## EXERCISE
Below are the records; extract from them the line containing "Recreate this image" to the line containing "from bokeh.resources import INLINE", both lines included, exactly and with no pictures.

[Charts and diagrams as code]
* BEGIN *

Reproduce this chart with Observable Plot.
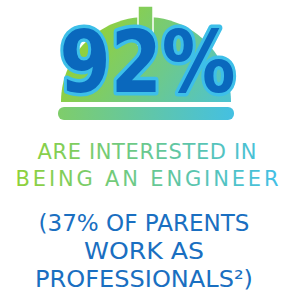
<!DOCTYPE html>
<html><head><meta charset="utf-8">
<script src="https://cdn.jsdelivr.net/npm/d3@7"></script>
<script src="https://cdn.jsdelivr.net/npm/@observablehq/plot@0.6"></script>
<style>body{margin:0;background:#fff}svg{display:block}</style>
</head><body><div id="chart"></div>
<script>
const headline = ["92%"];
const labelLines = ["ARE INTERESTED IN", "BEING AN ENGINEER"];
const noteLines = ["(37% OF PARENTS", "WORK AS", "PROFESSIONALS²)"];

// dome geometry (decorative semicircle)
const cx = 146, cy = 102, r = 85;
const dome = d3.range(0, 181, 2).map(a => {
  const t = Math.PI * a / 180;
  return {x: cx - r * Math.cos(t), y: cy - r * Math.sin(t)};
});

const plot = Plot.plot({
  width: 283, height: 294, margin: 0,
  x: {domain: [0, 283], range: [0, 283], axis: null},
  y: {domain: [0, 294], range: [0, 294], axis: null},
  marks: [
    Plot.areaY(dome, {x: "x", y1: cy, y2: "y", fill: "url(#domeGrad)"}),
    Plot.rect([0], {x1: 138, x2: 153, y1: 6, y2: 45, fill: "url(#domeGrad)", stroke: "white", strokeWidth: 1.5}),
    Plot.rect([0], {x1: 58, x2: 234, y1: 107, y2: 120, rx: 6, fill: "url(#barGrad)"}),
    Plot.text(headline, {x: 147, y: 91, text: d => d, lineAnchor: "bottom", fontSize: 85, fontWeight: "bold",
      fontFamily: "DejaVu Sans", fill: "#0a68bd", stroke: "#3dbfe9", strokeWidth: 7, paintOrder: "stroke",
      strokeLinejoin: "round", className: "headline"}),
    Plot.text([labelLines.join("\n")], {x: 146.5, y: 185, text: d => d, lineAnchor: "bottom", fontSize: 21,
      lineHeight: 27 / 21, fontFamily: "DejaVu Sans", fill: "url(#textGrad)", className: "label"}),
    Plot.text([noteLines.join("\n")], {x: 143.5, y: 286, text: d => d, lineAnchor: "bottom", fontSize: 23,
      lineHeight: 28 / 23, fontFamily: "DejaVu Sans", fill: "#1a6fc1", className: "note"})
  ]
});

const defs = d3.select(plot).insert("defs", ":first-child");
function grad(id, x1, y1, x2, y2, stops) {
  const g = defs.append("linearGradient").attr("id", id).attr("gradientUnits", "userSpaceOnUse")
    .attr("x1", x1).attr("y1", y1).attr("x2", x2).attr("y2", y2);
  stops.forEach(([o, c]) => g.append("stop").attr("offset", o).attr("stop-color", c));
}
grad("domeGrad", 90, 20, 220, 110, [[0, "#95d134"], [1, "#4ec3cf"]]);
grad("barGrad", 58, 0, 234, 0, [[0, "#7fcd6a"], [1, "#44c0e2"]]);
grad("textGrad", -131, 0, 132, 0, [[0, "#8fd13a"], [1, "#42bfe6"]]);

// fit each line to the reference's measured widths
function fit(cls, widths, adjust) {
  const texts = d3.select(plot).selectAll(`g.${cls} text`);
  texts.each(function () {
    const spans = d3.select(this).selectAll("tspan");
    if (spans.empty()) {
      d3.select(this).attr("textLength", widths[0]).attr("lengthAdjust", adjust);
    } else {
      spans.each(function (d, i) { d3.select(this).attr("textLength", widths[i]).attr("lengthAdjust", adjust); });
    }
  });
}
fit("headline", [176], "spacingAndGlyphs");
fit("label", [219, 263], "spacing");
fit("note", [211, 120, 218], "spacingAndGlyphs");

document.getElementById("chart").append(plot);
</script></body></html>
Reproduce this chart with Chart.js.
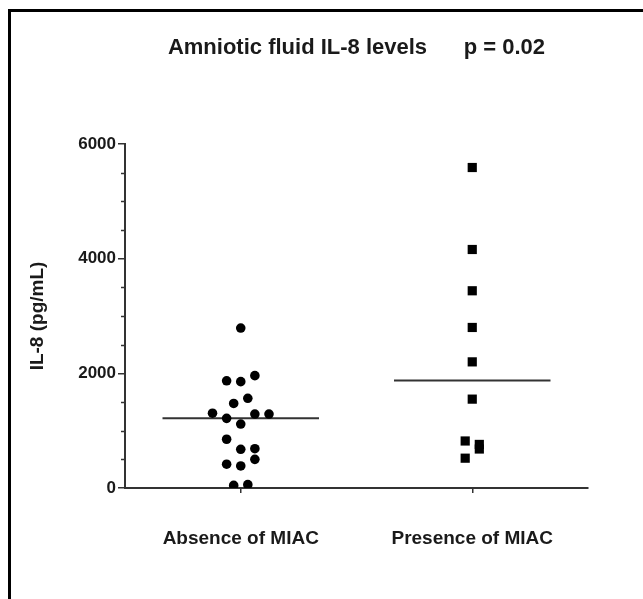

* END *
* BEGIN *

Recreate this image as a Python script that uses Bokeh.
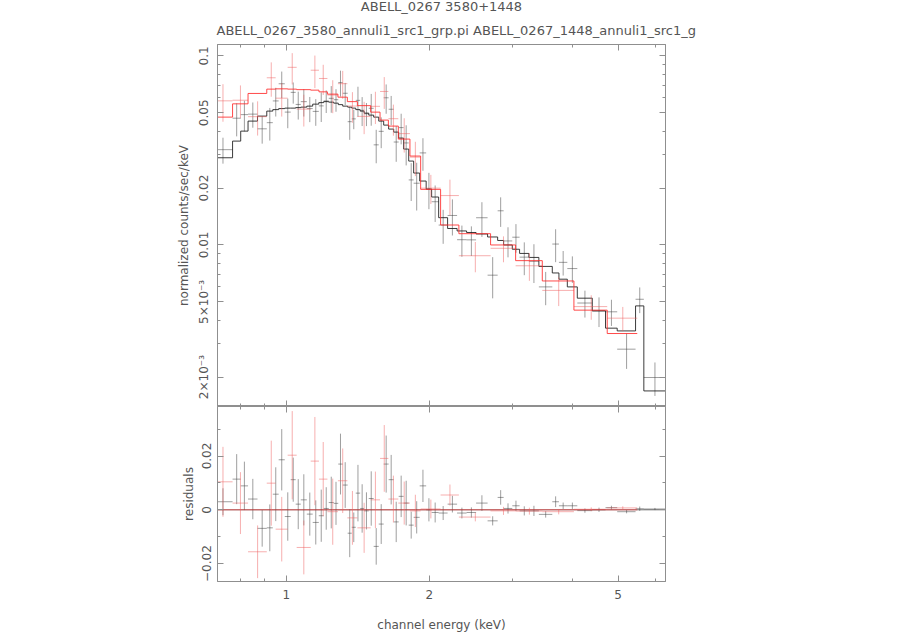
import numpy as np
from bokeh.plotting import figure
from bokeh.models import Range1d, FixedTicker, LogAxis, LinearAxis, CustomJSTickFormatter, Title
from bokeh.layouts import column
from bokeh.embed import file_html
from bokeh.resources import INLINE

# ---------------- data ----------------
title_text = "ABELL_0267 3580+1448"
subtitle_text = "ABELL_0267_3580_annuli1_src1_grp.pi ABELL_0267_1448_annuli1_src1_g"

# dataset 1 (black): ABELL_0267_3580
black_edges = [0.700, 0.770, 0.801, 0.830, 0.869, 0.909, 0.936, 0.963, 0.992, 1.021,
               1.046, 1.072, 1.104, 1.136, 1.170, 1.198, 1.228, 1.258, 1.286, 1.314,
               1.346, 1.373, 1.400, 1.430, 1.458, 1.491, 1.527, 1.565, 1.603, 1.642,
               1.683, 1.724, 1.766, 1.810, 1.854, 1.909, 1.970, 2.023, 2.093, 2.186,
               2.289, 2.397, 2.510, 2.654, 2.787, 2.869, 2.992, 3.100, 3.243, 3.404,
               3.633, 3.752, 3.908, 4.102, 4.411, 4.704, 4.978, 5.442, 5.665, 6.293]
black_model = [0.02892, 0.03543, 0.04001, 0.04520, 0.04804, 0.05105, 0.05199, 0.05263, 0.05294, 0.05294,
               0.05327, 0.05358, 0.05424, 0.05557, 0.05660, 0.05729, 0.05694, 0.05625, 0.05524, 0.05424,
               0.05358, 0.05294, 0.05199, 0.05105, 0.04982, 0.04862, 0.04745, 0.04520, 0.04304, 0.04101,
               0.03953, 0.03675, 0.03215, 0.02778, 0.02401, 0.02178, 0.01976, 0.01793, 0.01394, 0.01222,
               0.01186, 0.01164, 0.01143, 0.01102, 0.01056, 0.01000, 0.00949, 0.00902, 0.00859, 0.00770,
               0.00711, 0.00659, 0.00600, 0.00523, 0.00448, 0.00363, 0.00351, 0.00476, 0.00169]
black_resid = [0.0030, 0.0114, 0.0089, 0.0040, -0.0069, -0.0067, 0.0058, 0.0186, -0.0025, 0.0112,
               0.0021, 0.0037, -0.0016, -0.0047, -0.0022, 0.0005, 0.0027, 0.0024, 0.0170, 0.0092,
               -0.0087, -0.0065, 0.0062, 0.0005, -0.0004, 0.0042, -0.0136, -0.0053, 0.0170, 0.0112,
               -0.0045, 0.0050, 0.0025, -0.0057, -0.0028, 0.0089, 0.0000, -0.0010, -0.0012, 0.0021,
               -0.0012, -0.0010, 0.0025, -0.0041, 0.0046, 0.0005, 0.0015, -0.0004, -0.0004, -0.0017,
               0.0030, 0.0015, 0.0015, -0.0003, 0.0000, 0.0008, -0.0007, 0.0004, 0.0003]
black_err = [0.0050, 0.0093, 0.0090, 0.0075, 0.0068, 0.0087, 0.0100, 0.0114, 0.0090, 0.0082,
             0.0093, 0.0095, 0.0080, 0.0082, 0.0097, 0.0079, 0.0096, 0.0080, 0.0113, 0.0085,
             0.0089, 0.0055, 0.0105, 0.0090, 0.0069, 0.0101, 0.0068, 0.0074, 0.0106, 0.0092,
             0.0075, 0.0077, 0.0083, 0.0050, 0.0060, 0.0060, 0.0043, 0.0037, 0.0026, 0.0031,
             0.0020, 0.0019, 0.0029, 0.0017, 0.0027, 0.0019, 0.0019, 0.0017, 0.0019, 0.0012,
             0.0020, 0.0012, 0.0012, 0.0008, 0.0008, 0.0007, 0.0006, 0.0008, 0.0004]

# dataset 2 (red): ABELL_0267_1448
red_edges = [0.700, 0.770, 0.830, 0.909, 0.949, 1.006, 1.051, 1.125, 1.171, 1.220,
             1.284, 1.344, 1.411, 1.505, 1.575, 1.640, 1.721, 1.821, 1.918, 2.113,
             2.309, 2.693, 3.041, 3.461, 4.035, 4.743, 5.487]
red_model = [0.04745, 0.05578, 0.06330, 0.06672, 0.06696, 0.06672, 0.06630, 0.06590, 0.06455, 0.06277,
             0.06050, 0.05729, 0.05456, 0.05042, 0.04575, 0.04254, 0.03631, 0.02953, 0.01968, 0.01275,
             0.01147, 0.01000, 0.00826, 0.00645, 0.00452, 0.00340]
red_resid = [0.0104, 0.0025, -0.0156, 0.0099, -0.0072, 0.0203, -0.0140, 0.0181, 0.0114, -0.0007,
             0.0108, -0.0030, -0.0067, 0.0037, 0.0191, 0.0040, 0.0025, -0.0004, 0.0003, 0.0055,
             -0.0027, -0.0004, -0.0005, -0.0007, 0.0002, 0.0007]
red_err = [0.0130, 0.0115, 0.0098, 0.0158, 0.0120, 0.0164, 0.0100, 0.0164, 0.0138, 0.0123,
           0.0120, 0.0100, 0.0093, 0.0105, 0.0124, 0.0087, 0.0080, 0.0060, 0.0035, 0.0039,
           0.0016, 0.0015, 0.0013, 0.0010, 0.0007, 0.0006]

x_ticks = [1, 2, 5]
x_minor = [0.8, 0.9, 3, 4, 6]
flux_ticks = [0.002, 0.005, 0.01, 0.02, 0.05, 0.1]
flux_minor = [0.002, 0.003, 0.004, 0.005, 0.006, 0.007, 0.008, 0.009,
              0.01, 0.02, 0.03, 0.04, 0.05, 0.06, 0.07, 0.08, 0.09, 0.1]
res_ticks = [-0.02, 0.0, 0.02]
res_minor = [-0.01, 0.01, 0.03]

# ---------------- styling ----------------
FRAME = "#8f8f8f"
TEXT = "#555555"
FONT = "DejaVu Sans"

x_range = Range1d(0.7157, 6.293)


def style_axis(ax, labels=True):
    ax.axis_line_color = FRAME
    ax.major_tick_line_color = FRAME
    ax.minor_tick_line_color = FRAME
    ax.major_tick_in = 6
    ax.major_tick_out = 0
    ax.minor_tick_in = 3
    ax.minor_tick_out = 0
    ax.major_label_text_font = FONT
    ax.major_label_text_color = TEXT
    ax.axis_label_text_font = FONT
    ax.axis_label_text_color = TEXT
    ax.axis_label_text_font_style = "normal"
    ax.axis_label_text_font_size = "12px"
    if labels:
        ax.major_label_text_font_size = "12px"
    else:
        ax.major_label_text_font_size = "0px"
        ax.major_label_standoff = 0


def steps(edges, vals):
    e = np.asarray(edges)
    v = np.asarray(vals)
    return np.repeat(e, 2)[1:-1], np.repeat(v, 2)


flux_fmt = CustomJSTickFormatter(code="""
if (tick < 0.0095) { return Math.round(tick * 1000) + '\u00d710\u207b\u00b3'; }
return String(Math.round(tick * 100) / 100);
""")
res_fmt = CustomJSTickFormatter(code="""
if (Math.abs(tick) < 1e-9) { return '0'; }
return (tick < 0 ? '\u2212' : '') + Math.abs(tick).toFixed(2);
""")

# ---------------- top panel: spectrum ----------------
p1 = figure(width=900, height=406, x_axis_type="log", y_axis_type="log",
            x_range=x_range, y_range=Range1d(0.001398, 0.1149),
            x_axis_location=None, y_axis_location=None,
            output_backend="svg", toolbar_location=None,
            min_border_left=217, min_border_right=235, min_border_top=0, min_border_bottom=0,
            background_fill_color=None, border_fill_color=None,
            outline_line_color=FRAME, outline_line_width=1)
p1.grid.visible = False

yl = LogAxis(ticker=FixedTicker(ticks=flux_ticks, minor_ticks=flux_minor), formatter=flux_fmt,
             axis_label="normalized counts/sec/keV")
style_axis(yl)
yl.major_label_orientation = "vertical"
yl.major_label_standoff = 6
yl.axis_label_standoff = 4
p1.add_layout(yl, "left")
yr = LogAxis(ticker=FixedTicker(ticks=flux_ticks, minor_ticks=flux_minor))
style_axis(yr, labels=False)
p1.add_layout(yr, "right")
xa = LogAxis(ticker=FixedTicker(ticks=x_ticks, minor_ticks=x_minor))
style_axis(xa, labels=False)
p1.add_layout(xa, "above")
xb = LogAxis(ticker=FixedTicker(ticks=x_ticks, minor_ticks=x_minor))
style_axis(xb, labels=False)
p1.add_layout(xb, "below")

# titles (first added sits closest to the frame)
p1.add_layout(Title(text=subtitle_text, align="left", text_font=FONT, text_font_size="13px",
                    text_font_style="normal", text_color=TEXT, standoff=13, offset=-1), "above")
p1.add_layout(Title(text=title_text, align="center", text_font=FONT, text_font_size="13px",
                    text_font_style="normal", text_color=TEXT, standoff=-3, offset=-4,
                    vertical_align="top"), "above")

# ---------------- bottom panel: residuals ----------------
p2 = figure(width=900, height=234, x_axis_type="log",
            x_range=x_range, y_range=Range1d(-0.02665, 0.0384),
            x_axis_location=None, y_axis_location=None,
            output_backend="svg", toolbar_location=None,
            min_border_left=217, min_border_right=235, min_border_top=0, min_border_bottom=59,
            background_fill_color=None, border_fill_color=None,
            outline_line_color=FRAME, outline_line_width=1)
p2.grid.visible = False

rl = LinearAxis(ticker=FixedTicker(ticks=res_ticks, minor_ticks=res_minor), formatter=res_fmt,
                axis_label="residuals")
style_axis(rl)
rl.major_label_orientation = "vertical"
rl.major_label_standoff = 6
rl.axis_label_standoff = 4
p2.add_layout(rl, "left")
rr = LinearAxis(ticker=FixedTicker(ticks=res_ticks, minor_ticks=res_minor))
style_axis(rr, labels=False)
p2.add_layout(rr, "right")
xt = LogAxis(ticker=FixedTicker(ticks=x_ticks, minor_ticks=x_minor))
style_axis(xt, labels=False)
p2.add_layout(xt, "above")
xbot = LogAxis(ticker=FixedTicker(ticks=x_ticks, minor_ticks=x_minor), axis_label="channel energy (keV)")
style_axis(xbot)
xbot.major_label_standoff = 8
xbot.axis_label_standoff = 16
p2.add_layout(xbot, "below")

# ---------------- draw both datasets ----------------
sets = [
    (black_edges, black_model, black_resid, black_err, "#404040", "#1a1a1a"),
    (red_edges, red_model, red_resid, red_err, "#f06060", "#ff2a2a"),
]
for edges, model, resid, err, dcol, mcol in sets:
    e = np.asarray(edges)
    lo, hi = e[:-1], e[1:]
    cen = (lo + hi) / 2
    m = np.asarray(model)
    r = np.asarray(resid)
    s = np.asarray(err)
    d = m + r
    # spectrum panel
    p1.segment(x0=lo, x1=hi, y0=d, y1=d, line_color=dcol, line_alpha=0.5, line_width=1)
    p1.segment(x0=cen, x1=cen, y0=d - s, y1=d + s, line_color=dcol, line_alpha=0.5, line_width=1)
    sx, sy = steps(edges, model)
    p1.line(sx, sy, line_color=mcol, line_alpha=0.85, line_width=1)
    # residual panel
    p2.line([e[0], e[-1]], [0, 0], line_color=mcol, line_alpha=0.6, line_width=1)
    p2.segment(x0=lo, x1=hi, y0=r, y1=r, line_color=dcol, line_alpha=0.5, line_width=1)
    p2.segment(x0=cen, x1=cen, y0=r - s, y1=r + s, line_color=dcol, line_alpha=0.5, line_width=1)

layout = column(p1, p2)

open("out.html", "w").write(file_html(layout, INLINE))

* END *

## OUTPUT FOR THIS TASK
Recreate this image as a Python script that uses Bokeh.
import numpy as np
from bokeh.plotting import figure
from bokeh.models import Range1d, FixedTicker, LogAxis, LinearAxis, CustomJSTickFormatter, Title
from bokeh.layouts import column
from bokeh.embed import file_html
from bokeh.resources import INLINE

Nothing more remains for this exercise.